In really brief summary, I think that a Castle Keeper would be better off NOT buying this book until much later in them being used to the game, but they would buy it because they’d expect it to help them game master better. Given how many editions this has already been through, I would say that this just isn’t for me and that the audience it is for must like it.

UPDATED Sept 24, 2022 - I really appreciated the comments and emails I got about this, as well as the CastleKeeper’s Guide review. It prompted me to pick up Monsters & Treasures and have an improved view of the game.

UPDATED Feb 11, 2023 - Since originally reading this book, and posting the review, I’ve read a number of other systems (from Tiny Dungeons to Hyperborea to CRACK to PF2).
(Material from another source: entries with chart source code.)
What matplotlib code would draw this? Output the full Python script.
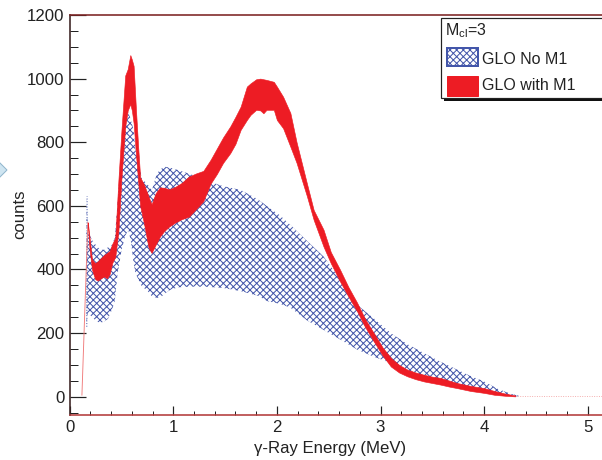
import matplotlib
matplotlib.use("Agg")
import matplotlib.pyplot as plt
from matplotlib.patches import Rectangle, Polygon
from matplotlib.ticker import MultipleLocator

DPI = 120
W, H = 602, 460


def pt(px):
    return px * 72.0 / DPI


plt.rcParams['font.family'] = ['Liberation Sans', 'DejaVu Sans']
plt.rcParams['mathtext.fontset'] = 'custom'
plt.rcParams['mathtext.rm'] = 'Liberation Sans'
plt.rcParams['mathtext.it'] = 'Liberation Sans:italic'
plt.rcParams['hatch.linewidth'] = pt(1.0)

# ---------------- data ----------------
# GLO No M1 (hatched band): energy (MeV), lower and upper counts
e_noM1 = [0.163, 0.175, 0.22, 0.27, 0.30, 0.34, 0.37, 0.41, 0.435, 0.46, 0.50, 0.535,
          0.565, 0.59, 0.617, 0.633, 0.697, 0.746, 0.794, 0.84, 0.874, 0.92, 0.97,
          1.05, 1.164, 1.30, 1.48, 1.65, 1.81, 1.91, 2.03, 2.13, 2.29, 2.45, 2.61,
          2.775, 2.94, 3.10, 3.26, 3.42, 3.58, 3.74, 3.87, 4.00, 4.13, 4.25, 4.35]
lo_noM1 = [225, 265, 248, 235, 232, 238, 245, 275, 300, 380, 460, 505,
           525, 490, 421, 389, 346, 335, 315, 311, 311, 325, 336,
           344, 346, 346, 342, 332, 318, 300, 292, 280, 240, 210, 180,
           148, 125, 106, 84, 64, 47, 32, 23, 17, 8, 3, 0]
hi_noM1 = [628, 520, 490, 470, 462, 462, 470, 478, 500, 600, 780, 860,
           896, 870, 839, 780, 685, 670, 650, 700, 715, 723, 720,
           712, 700, 682, 662, 650, 622, 598, 570, 540, 490, 441, 370,
           289, 245, 200, 165, 137, 110, 85, 65, 48, 25, 10, 2]

# GLO with M1 (solid red band): energy (MeV), lower and upper counts
e_M1 = [0.175, 0.19, 0.215, 0.245, 0.27, 0.30, 0.33, 0.36, 0.385, 0.41, 0.44, 0.47,
        0.50, 0.536, 0.56, 0.585, 0.60, 0.617, 0.64, 0.66, 0.68, 0.72, 0.76, 0.79,
        0.83, 0.87, 0.91, 0.96, 1.02, 1.08, 1.15, 1.22, 1.29, 1.36, 1.42, 1.48,
        1.55, 1.60, 1.65, 1.71, 1.745, 1.80, 1.84, 1.87, 1.90, 1.97, 2.00, 2.06,
        2.13, 2.19, 2.29, 2.355, 2.45, 2.52, 2.61, 2.69, 2.775, 2.85, 2.935, 3.02,
        3.10, 3.18, 3.26, 3.34, 3.42, 3.50, 3.58, 3.66, 3.74, 3.87, 4.00, 4.10,
        4.20, 4.30]
lo_M1 = [540, 470, 400, 370, 365, 372, 378, 372, 385, 420, 440, 520,
         690, 850, 900, 920, 900, 860, 760, 680, 600, 540, 470, 452,
         478, 503, 520, 535, 548, 558, 566, 590, 615, 670, 700, 735,
         766, 795, 839, 870, 886, 902, 900, 891, 902, 902, 870, 844,
         786, 735, 630, 556, 472, 420, 362, 315, 268, 220, 174, 130,
         95, 76, 64, 55, 48, 43, 38, 32, 27, 18, 12, 6,
         3, 1]
hi_M1 = [548, 505, 432, 420, 425, 435, 445, 452, 458, 480, 500, 680,
         840, 1010, 1030, 1074, 1060, 1040, 900, 790, 690, 665, 630, 605,
         640, 658, 657, 652, 660, 672, 692, 702, 710, 745, 780, 815,
         850, 880, 912, 975, 985, 998, 1000, 998, 996, 990, 975, 943,
         892, 800, 670, 587, 525, 455, 399, 345, 295, 245, 200, 155,
         122, 100, 85, 76, 69, 63, 59, 51, 43, 34, 27, 18,
         10, 4]

# thin lead-in / tail traces
lead_e = [0.118, 0.175]
lead_c = [5, 548]
lead_blue_e = [0.165, 0.168]
lead_blue_c = [220, 630]
tail_e = [4.30, 5.14]
tail_c = [1, 1]

x_ticks = [0, 1, 2, 3, 4, 5]
x_tick_labels = ['0', '1', '2', '3', '4', '5']
y_ticks = [0, 200, 400, 600, 800, 1000, 1200]
y_tick_labels = ['0', '200', '400', '600', '800', '1000', '1200']

x_label = 'γ-Ray Energy (MeV)'
y_label = 'counts'
legend_title = r'M$_{\mathrm{cl}}$=3'
legend_labels = ['GLO No M1', 'GLO with M1']

RED = '#ed1c24'
BLUE = '#4356aa'
HATCH = 'xxxxxx'

# ---------------- figure ----------------
fig = plt.figure(figsize=(W / DPI, H / DPI), dpi=DPI)
fig.patch.set_facecolor('white')
ax_left = 69.7
ax = fig.add_axes([ax_left / W, 45 / H, (W - ax_left) / W, 400 / H])

ax.fill_between(e_noM1, lo_noM1, hi_noM1, facecolor='none', edgecolor=BLUE,
                hatch=HATCH, linewidth=0, zorder=2)
ax.plot(lead_blue_e, lead_blue_c, ls=':', color=BLUE, lw=pt(1.0), zorder=2)
ax.plot(lead_e, lead_c, color='#f07a7a', lw=pt(0.9), zorder=3)
ax.plot(tail_e, tail_c, color='#f3a3a3', lw=pt(0.9), ls=':', zorder=3)
ax.fill_between(e_M1, lo_M1, hi_M1, facecolor=RED, edgecolor=RED,
                linewidth=pt(0.6), zorder=4)

ax.set_xlim(0, (W - ax_left) / 103.6)
ax.set_ylim(-57.5, 1200)

ax.set_xticks(x_ticks, x_tick_labels)
ax.set_yticks(y_ticks, y_tick_labels)
ax.xaxis.set_minor_locator(MultipleLocator(0.2))
ax.yaxis.set_minor_locator(MultipleLocator(50))

ax.tick_params(axis='x', which='major', direction='in', length=pt(9), width=pt(1.2),
               pad=pt(5), labelsize=pt(16.7), colors='#222222', top=False)
ax.tick_params(axis='x', which='minor', direction='in', length=pt(4.5), width=pt(1.0),
               colors='#222222', top=False)
ax.tick_params(axis='y', which='major', direction='in', length=pt(16), width=pt(1.2),
               pad=pt(5), labelsize=pt(16.7), colors='#222222', right=False)
ax.tick_params(axis='y', which='minor', direction='in', length=pt(8), width=pt(1.0),
               colors='#222222', right=False)

ax.spines['right'].set_visible(False)
ax.spines['top'].set_color('#7d2424')
ax.spines['left'].set_color('#3a2222')
ax.spines['bottom'].set_color('#b43c3c')
for s in ('top', 'left', 'bottom'):
    ax.spines[s].set_linewidth(pt(1.6))

ax.set_xlabel(x_label, fontsize=pt(16.7), color='#222222')
ax.xaxis.set_label_coords((330 - ax_left) / (W - ax_left), (415 - 448) / 400)
ax.xaxis.label.set_verticalalignment('center')
ax.set_ylabel(y_label, fontsize=pt(16.7), color='#222222')
ax.yaxis.set_label_coords((20 - ax_left) / (W - ax_left), (415 - 214) / 400)
ax.yaxis.label.set_verticalalignment('center')


# ---------------- legend (drawn in figure pixels) ----------------
def fx(px):
    return px / W


def fy(py):
    return 1 - py / H


shadow = Rectangle((fx(444), fy(101)), (620 - 444) / W, 80 / H, facecolor='#111111',
                   edgecolor='none', transform=fig.transFigure, zorder=10)
box = Rectangle((fx(441), fy(98)), (620 - 441) / W, 80 / H, facecolor='white',
                edgecolor='#222222', linewidth=pt(1.2), transform=fig.transFigure, zorder=11)
fig.add_artist(shadow)
fig.add_artist(box)
fig.text(fx(445), fy(31), legend_title, fontsize=pt(16), va='center', ha='left',
         color='#222222', zorder=12)
p1 = Rectangle((fx(447), fy(66)), 31 / W, 18 / H, facecolor='white', edgecolor=BLUE,
               hatch=HATCH, linewidth=pt(2.0), transform=fig.transFigure, zorder=12)
p2 = Rectangle((fx(447), fy(96)), 31 / W, 20 / H, facecolor=RED, edgecolor=RED,
               linewidth=pt(1.0), transform=fig.transFigure, zorder=12)
fig.add_artist(p1)
fig.add_artist(p2)
fig.text(fx(482), fy(59), legend_labels[0], fontsize=pt(16), va='center', ha='left',
         color='#222222', zorder=12)
fig.text(fx(482), fy(86), legend_labels[1], fontsize=pt(16), va='center', ha='left',
         color='#222222', zorder=12)

# cropped marker at the left edge
diamond = Polygon([(fx(-6), fy(157)), (fx(7), fy(170)), (fx(-6), fy(183)), (fx(-19), fy(170))],
                  closed=True, facecolor='#cfe5f1', edgecolor='#8fb5cc', linewidth=pt(1.0),
                  transform=fig.transFigure, zorder=12)
fig.add_artist(diamond)

fig.savefig('out.png', dpi=DPI)
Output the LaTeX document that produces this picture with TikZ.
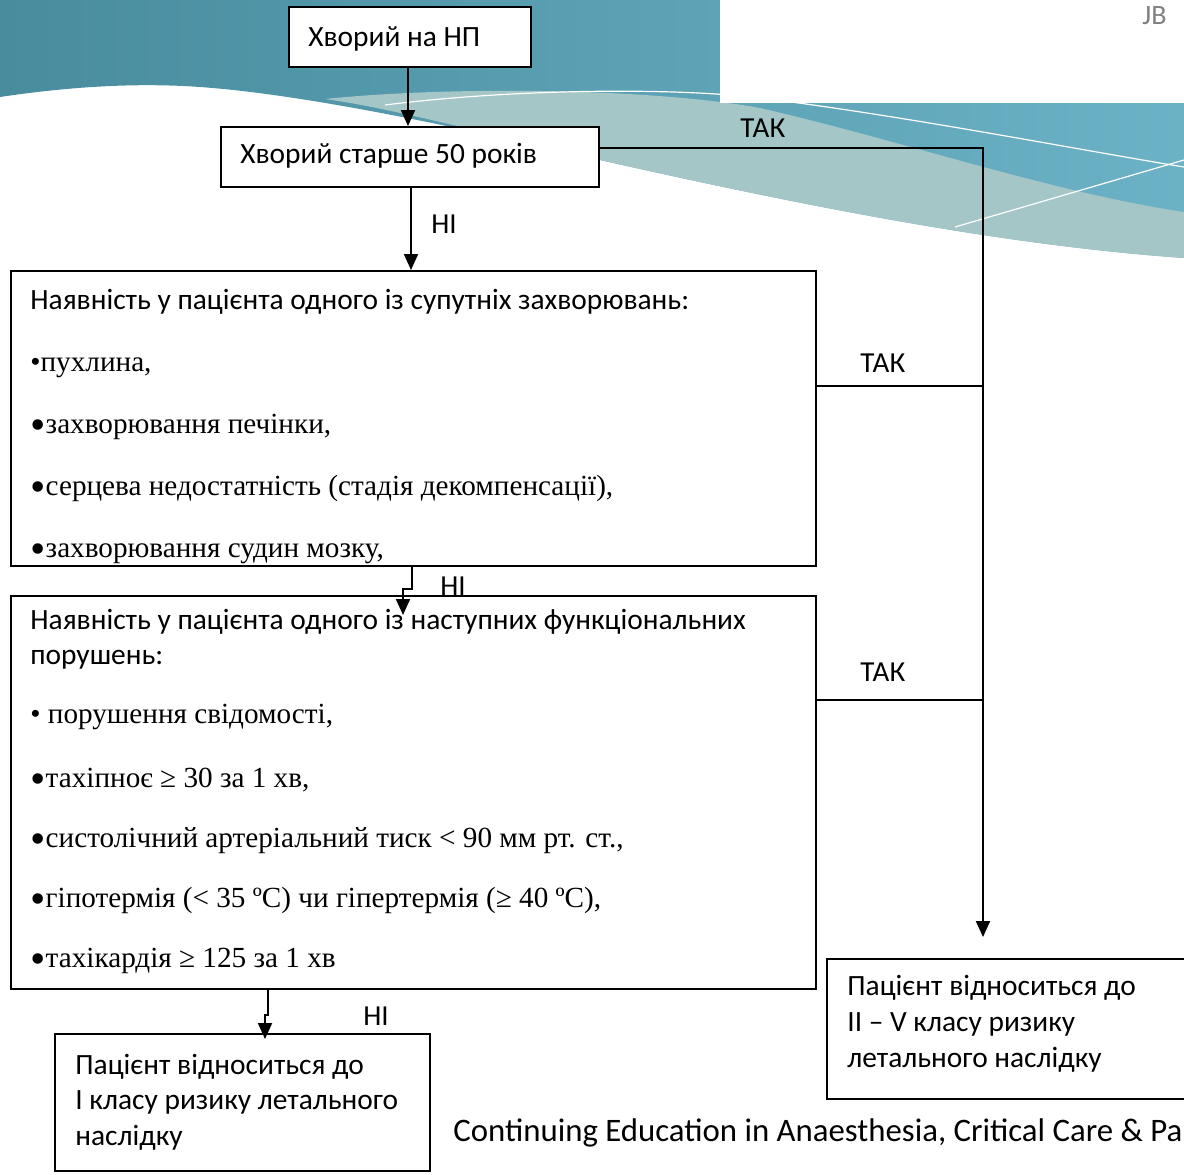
\documentclass[tikz,border=0pt]{standalone}
\usepackage{fontspec}
\usepackage{graphicx}
\setmainfont{Carlito}
\newfontfamily\itemfont{Liberation Serif}
\usepackage{tikz}
\usetikzlibrary{arrows.meta, positioning}
\definecolor{wavedark}{RGB}{72,140,158}
\definecolor{wavelight}{RGB}{108,178,198}
\definecolor{waveband}{RGB}{164,198,199}
\newcommand{\bigdot}{\raisebox{-3.1pt}{\scalebox{1.5}{•}}}

\begin{document}
\begin{tikzpicture}[x=0.5pt, y=-0.5pt,
  box/.style={draw, fill=white, line width=1pt, inner sep=0pt, anchor=north west},
  txt/.style={anchor=base west, inner sep=0pt, font=\fontsize{14.7}{17}\selectfont},
  itm/.style={anchor=base west, inner sep=0pt,
              font=\itemfont\fontsize{14.6}{16}\selectfont},
  tag/.style={anchor=base west, inner sep=0pt, font=\fontsize{14.5}{17}\selectfont},
  arrow/.style={-{Triangle[length=8pt, width=7pt]}, line width=1pt},
  link/.style={line width=1pt}
]
\useasboundingbox (0,0) rectangle (1184,1174);
\clip (0,0) rectangle (1184,1174);

% background wave
\shade[left color=wavedark, right color=wavelight]
  (0,0) -- (1184,0) -- (1184,258)
  .. controls (1000,245) and (800,205) .. (600,160)
  .. controls (450,125) and (300,94) .. (200,87)
  .. controls (130,82) and (60,88) .. (0,97) -- cycle;
\fill[waveband]
  (325,99) .. controls (450,86) and (650,88) .. (760,108)
  .. controls (900,140) and (1050,192) .. (1184,212) -- (1184,258)
  .. controls (1000,245) and (800,205) .. (600,160)
  .. controls (480,132) and (390,108) .. (325,99) -- cycle;
\draw[white, line width=0.6pt] (385,105) .. controls (520,88) and (680,88) .. (760,98)
  .. controls (900,115) and (1080,150) .. (1184,167);
\draw[white, line width=0.6pt] (955,227) -- (1184,160);
\fill[white] (720,0) rectangle (1184,103);
\node[anchor=base west, inner sep=0pt, text=gray, font=\fontsize{14}{16}\selectfont]
  (logo) at (1142,24) {JB};

% boxes
\node[box, minimum width=121pt, minimum height=30pt] (np) at (288,6) {};
\node[box, minimum width=189pt, minimum height=30pt] (age) at (220,126) {};
\node[box, minimum width=402.5pt, minimum height=147.5pt] (comorb) at (10,270) {};
\node[box, minimum width=402.5pt, minimum height=196.5pt] (func) at (10,595) {};
\node[box, minimum width=187.5pt, minimum height=68.5pt] (low) at (54,1033) {};
\node[box, minimum width=190pt, minimum height=70pt] (high) at (826,958) {};

\node[txt] (npt) at (308,46) {Хворий на НП};
\node[txt] (aget) at (240,163) {Хворий старше 50 років};

% comorbidity list
\node[txt] (c0) at (30,309) {Наявність у пацієнта одного із супутніх захворювань:};
\node[itm] (c1) at (30,371) {•пухлина,};
\node[itm] (c2) at (30,433) {\bigdot захворювання печінки,};
\node[itm] (c3) at (30,495) {\bigdot серцева недостатність (стадія декомпенсації),};
\node[itm] (c4) at (30,557) {\bigdot захворювання судин мозку,};

% functional list
\node[txt] (f0) at (30,629) {Наявність у пацієнта одного із наступних функціональних};
\node[txt] (f0b) at (30,664) {порушень:};
\node[itm] (f1) at (30,723) {• порушення свідомості,};
\node[itm] (f2) at (30,787) {\bigdot тахіпноє ≥ 30 за 1 хв,};
\node[itm] (f3) at (30,847) {\bigdot систолічний артеріальний тиск < 90 мм рт. ст.,};
\node[itm] (f4) at (30,907) {\bigdot гіпотермія (< 35 ºС) чи гіпертермія (≥ 40 ºС),};
\node[itm] (f5) at (30,967) {\bigdot тахікардія ≥ 125 за 1 хв};

% outcomes
\node[txt] (l1) at (75,1074) {Пацієнт відноситься до};
\node[txt] (l2) at (75,1109) {І класу ризику летального};
\node[txt] (l3) at (75,1145) {наслідку};
\node[txt] (h1) at (847,995) {Пацієнт відноситься до};
\node[txt] (h2) at (847,1031) {ІІ – V класу ризику};
\node[txt] (h3) at (847,1067) {летального наслідку};

\node[txt, font=\fontsize{16.4}{19}\selectfont] (foot) at (453,1141)
  {Continuing Education in Anaesthesia, Critical Care \& Pa};

% connectors
\coordinate (railtop) at (983,148);
\coordinate (railend) at (983,937);
\coordinate (j1) at (983,386);
\coordinate (j2) at (983,700);

\draw[arrow] (np.south -| 408,0) -- (age.north -| 408,0);
\draw[arrow] (age.east |- railtop) -- (railtop) -- (railend);
\draw[link] (comorb.east |- j1) -- (j1);
\draw[link] (func.east |- j2) -- (j2);
\draw[arrow] (age.south -| 411,0) -- (comorb.north -| 411,0);
\draw[arrow] (comorb.south -| 412,0) -- (412,589) -- (403,589) -- (403,615);
\draw[arrow] (func.south -| 268,0) -- (268,1015) -- (265,1015) -- (265,1039);

\node[tag] (yes1) at (740,137) {ТАК};
\node[tag] (no1) at (431,233) {НІ};
\node[tag] (yes2) at (860,372) {ТАК};
\node[tag] (no2) at (440,595) {НІ};
\node[tag] (yes3) at (860,681) {ТАК};
\node[tag] (no3) at (363,1025) {НІ};
\end{tikzpicture}
\end{document}
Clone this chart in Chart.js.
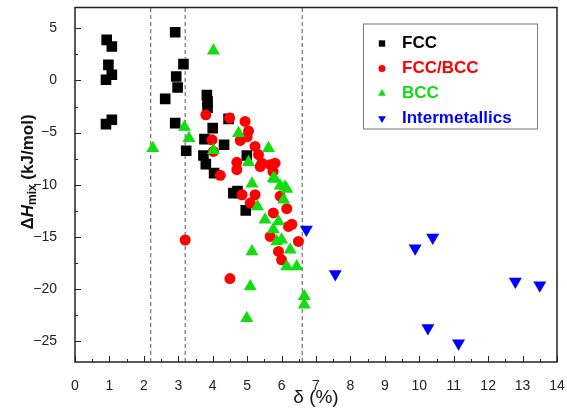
<!DOCTYPE html>
<html>
<head>
<meta charset="utf-8">
<script src="https://cdn.jsdelivr.net/npm/chart.js@4"></script>
<style>
  html, body { margin: 0; padding: 0; background: #fff; }
  #wrap { width: 567px; height: 412px; }
</style>
</head>
<body>
<div id="wrap"><canvas id="phaseChart"></canvas></div>
<script>
// delta (%) vs dHmix (kJ/mol)
const fccPoints = [
  [0.92, 3.9], [1.07, 3.26], [0.97, 1.5], [1.07, 0.55], [0.9, 0.07], [1.07, -3.77], [0.9, -4.19],
  [2.91, 4.63], [3.15, 1.57], [2.94, 0.38], [2.98, -0.67], [2.62, -1.76], [2.91, -4.09], [3.23, -6.74],
  [3.83, -1.4], [3.85, -2.0], [3.85, -2.6], [4.0, -4.57], [3.76, -5.62], [4.33, -6.17], [4.46, -3.68],
  [3.73, -7.19], [3.8, -8.02], [4.04, -8.89], [4.99, -7.19], [4.6, -10.8], [4.72, -10.6], [4.96, -12.46]
];
const fccBccPoints = [
  [3.8, -3.29], [4.49, -3.61], [4.94, -3.93], [5.04, -4.85], [5.0, -5.4], [4.8, -5.75], [5.23, -6.33],
  [3.98, -5.69], [4.02, -6.8], [5.33, -7.12], [5.43, -7.93], [5.67, -8.08], [5.81, -7.93], [5.75, -8.72],
  [5.38, -8.25], [4.7, -7.85], [4.7, -8.56], [4.22, -9.1], [4.85, -10.96], [5.23, -10.96], [5.09, -11.76],
  [5.96, -11.1], [6.15, -12.3], [5.76, -12.7], [6.3, -13.8], [6.2, -14.0], [5.67, -14.96], [6.49, -15.44],
  [5.91, -16.4], [6.0, -17.2], [3.2, -15.3], [4.5, -19.0]
];
const bccPoints = [
  [4.02, 2.85], [2.26, -6.49], [3.18, -4.45], [3.31, -5.53], [4.75, -5.05], [4.02, -6.7], [5.04, -7.85],
  [5.62, -6.49], [5.14, -9.9], [5.76, -9.37], [5.81, -9.45], [5.96, -10.1], [6.1, -10.2], [6.15, -10.4],
  [6.06, -11.44], [5.3, -12.08], [5.52, -13.36], [5.91, -13.52], [5.76, -14.3], [6.0, -15.28], [5.86, -15.44],
  [6.25, -16.23], [6.15, -17.83], [6.44, -17.83], [5.14, -16.4], [5.09, -19.75], [4.99, -22.8],
  [6.66, -20.7], [6.66, -21.5]
];
const interPoints = [
  [6.72, -14.3], [7.56, -18.57], [9.88, -16.1], [10.39, -15.05], [10.25, -23.75], [11.14, -25.2],
  [12.79, -19.27], [13.5, -19.65]
];
const dashedX = [2.2, 3.2, 6.6];
const xTicks = [0, 1, 2, 3, 4, 5, 6, 7, 8, 9, 10, 11, 12, 13, 14];
const yTicks = [5, 0, -5, -10, -15, -20, -25];

const toXY = arr => arr.map(p => ({ x: p[0], y: p[1] }));
const FONT = "'Liberation Sans', Arial, sans-serif";

const series = [
  { label: 'FCC', data: fccPoints, color: '#000000', style: 'rect', r: 7.5, rot: 0 },
  { label: 'FCC/BCC', data: fccBccPoints, color: '#ff0000', style: 'circle', r: 5.5, rot: 0 },
  { label: 'BCC', data: bccPoints, color: '#11dd11', style: 'triangle', r: 7.5, rot: 0 },
  { label: 'Intermetallics', data: interPoints, color: '#0000ff', style: 'triangle', r: 7.5, rot: 180 }
];

const datasets = series.map((s, i) => ({
  label: s.label,
  data: toXY(s.data),
  pointStyle: s.style,
  pointRadius: s.r,
  rotation: s.rot,
  backgroundColor: s.color,
  borderColor: s.color,
  borderWidth: 0,
  order: series.length - i
}));

dashedX.forEach(v => {
  datasets.push({
    type: 'line',
    label: '',
    data: [{ x: v, y: -27 }, { x: v, y: 7 }],
    borderColor: '#555',
    borderWidth: 1,
    borderDash: [4, 3],
    pointRadius: 0,
    order: 20
  });
});

// frame, inward ticks, y title and the boxed legend
const decorations = {
  id: 'decorations',
  afterDatasetsDraw(chart) {
    const { ctx, chartArea: a, scales: { x, y } } = chart;
    ctx.save();
    ctx.strokeStyle = '#222';
    ctx.lineWidth = 1.5;
    ctx.strokeRect(a.left, a.top, a.right - a.left, a.bottom - a.top);

    ctx.lineWidth = 1;
    ctx.beginPath();
    for (let v = 0; v <= 14; v += 0.5) {
      const px = Math.round(x.getPixelForValue(v)) + 0.5;
      const len = Number.isInteger(v) ? 6 : 3;
      ctx.moveTo(px, a.bottom);
      ctx.lineTo(px, a.bottom - len);
    }
    for (let v = -25; v <= 5; v += 2.5) {
      const py = Math.round(y.getPixelForValue(v)) + 0.5;
      const len = v % 5 === 0 ? 6 : 3;
      ctx.moveTo(a.left, py);
      ctx.lineTo(a.left + len, py);
    }
    ctx.stroke();

    // y axis title: ΔH_mix (kJ/mol)
    ctx.translate(28, 172);
    ctx.rotate(-Math.PI / 2);
    ctx.fillStyle = '#111';
    ctx.textBaseline = 'middle';
    const parts = [
      { t: 'Δ', f: 'bold 17px ' + FONT, dy: 0 },
      { t: 'H', f: 'italic bold 17px ' + FONT, dy: 0 },
      { t: 'mix', f: 'bold 12px ' + FONT, dy: 5 },
      { t: ' (kJ/mol)', f: 'bold 17px ' + FONT, dy: 0 }
    ];
    let total = 0;
    parts.forEach(p => { ctx.font = p.f; p.w = ctx.measureText(p.t).width; total += p.w; });
    let cx = -total / 2;
    ctx.textAlign = 'left';
    parts.forEach(p => { ctx.font = p.f; ctx.fillText(p.t, cx, p.dy); cx += p.w; });
    ctx.restore();

    // legend box
    ctx.save();
    const bx = a.right - 194, by = a.top + 16, bw = 174, bh = 105;
    ctx.fillStyle = '#fff';
    ctx.fillRect(bx, by, bw, bh);
    ctx.strokeStyle = '#777';
    ctx.lineWidth = 1;
    ctx.strokeRect(bx + 0.5, by + 0.5, bw, bh);
    ctx.font = 'bold 17px ' + FONT;
    ctx.textBaseline = 'middle';
    ctx.textAlign = 'left';
    series.forEach((s, i) => {
      const ry = by + 20 + i * 25;
      ctx.fillStyle = s.color;
      ctx.strokeStyle = s.color;
      Chart.helpers.drawPoint(ctx, {
        pointStyle: s.style, radius: s.style === 'circle' ? 3.5 : 4.5, rotation: s.rot, borderWidth: 0
      }, bx + 19, ry);
      ctx.fillText(s.label, bx + 39, ry);
    });
    ctx.restore();
  }
};

const minus = v => String(v).replace('-', '\u2212');
const noEdgePadding = s => { s.paddingLeft = 0; s.paddingRight = 0; s.paddingTop = 0; s.paddingBottom = 0; };

new Chart(document.getElementById('phaseChart'), {
  type: 'scatter',
  data: { datasets },
  options: {
    responsive: true,
    maintainAspectRatio: false,
    animation: false,
    layout: { padding: { left: 0, right: 10, top: 7, bottom: 0 } },
    plugins: { legend: { display: false }, tooltip: { enabled: false } },
    scales: {
      x: {
        type: 'linear',
        min: 0,
        max: 14,
        afterBuildTicks: s => { s.ticks = xTicks.map(v => ({ value: v })); },
        afterFit: s => { s.height = 50; noEdgePadding(s); },
        grid: { display: false },
        border: { display: false },
        ticks: { padding: 8, color: '#222', font: { family: FONT, size: 14 }, maxRotation: 0 },
        title: { display: true, text: 'δ (%)', color: '#111', font: { family: FONT, size: 19 }, padding: { top: 0, bottom: 3 } }
      },
      y: {
        type: 'linear',
        min: -27,
        max: 7,
        afterBuildTicks: s => { s.ticks = yTicks.map(v => ({ value: v })); },
        afterFit: s => { s.width = 75; noEdgePadding(s); },
        grid: { display: false },
        border: { display: false },
        ticks: { padding: 10, color: '#222', font: { family: FONT, size: 14 }, callback: v => minus(v) }
      }
    }
  },
  plugins: [decorations]
});
</script>
</body>
</html>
In looking back at this book, and leafing through it again, I think there are a few tweaks that could make a real difference. The first is having a book, like a free one online, that is to help new Castle Keepers (aka GMs) understand the flow of play, how to handle encounters, etc. this is pretty standard fair in most other gaming systems and would really make C&C more complete.

The CKG, in looking back, really fits more with modern books that seek to provide the CK/GM with “advanced” topics, and a reorganizing of what content appears when in the book could really increase the immediate value to the CK. For example, putting World Building, Monsters, and Treasure at the front of the book would allow a CK who is reading it from cover to cover to immediately be getting value out of it. What the CKG misses most, if anything, is having defined the journey it wants to take the CK on - how is it going to bring value to the person who has decided that C&C is going to be THEIR game without having played another in the D&D family of variants.